Your examples mostly show that a wealth tax would need sensible rules, not that it is unworkable. Every tax has edge cases: income tax, capital gains tax, inheritance tax and corporation tax all have valuation, liquidity and enforcement issues. The existence of complexity is not the same as the policy being impossible.
If someone owns a £15m business, the obvious answer is not ‘the business must be sold.’ A well-designed wealth tax could allow deferral, installments, or special treatment for genuine trading businesses, especially where the owner is asset-rich but cash-poor. That is a design choice, not a fatal flaw.
The valuation point is overstated too. Businesses, property and other assets are valued all the time for lending, insurance, probate, accounts, transactions and tax. The state would not need a perfect valuation of every asset every day; it would need a workable system, just like every other tax does.
As for who administers it, the answer is: the tax authority, as it does with other taxes. It would use thresholds, declarations, audits, reporting rules and anti-avoidance measures. You don’t reject a tax because it needs administration — administration is part of how taxes work.

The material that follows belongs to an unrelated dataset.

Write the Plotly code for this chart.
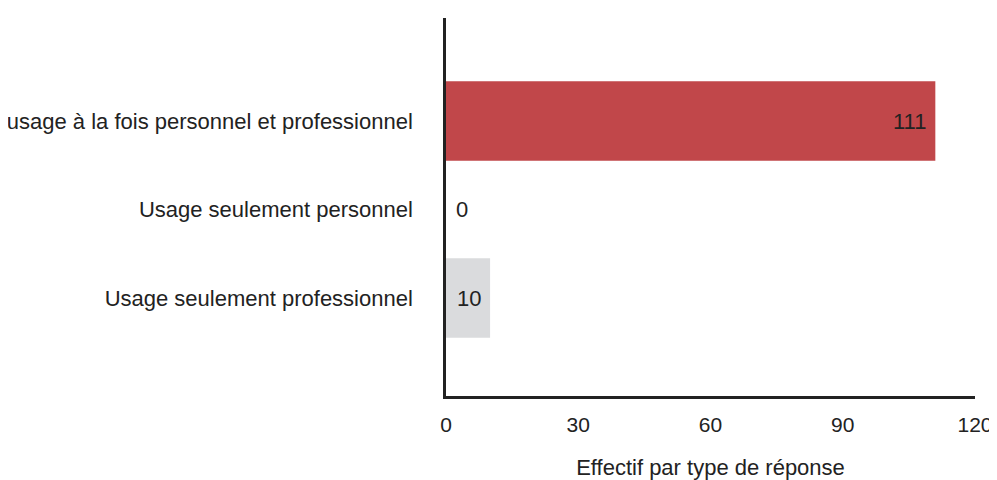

And on the IMF quote, that does not mean ‘wealth tax can never work.’ It means the IMF generally prefers better capital gains and inheritance tax design over a broad wealth tax. That is an argument about what they think is the better policy mix, not proof that a wealth tax is impossible.
So the real issue is not whether a wealth tax can be perfectly neat — it can’t. The real issue is whether the benefits of taxing extreme wealth outweigh the practical costs. Saying ‘it’s complicated’ is not the same as proving ‘it can’t be done.’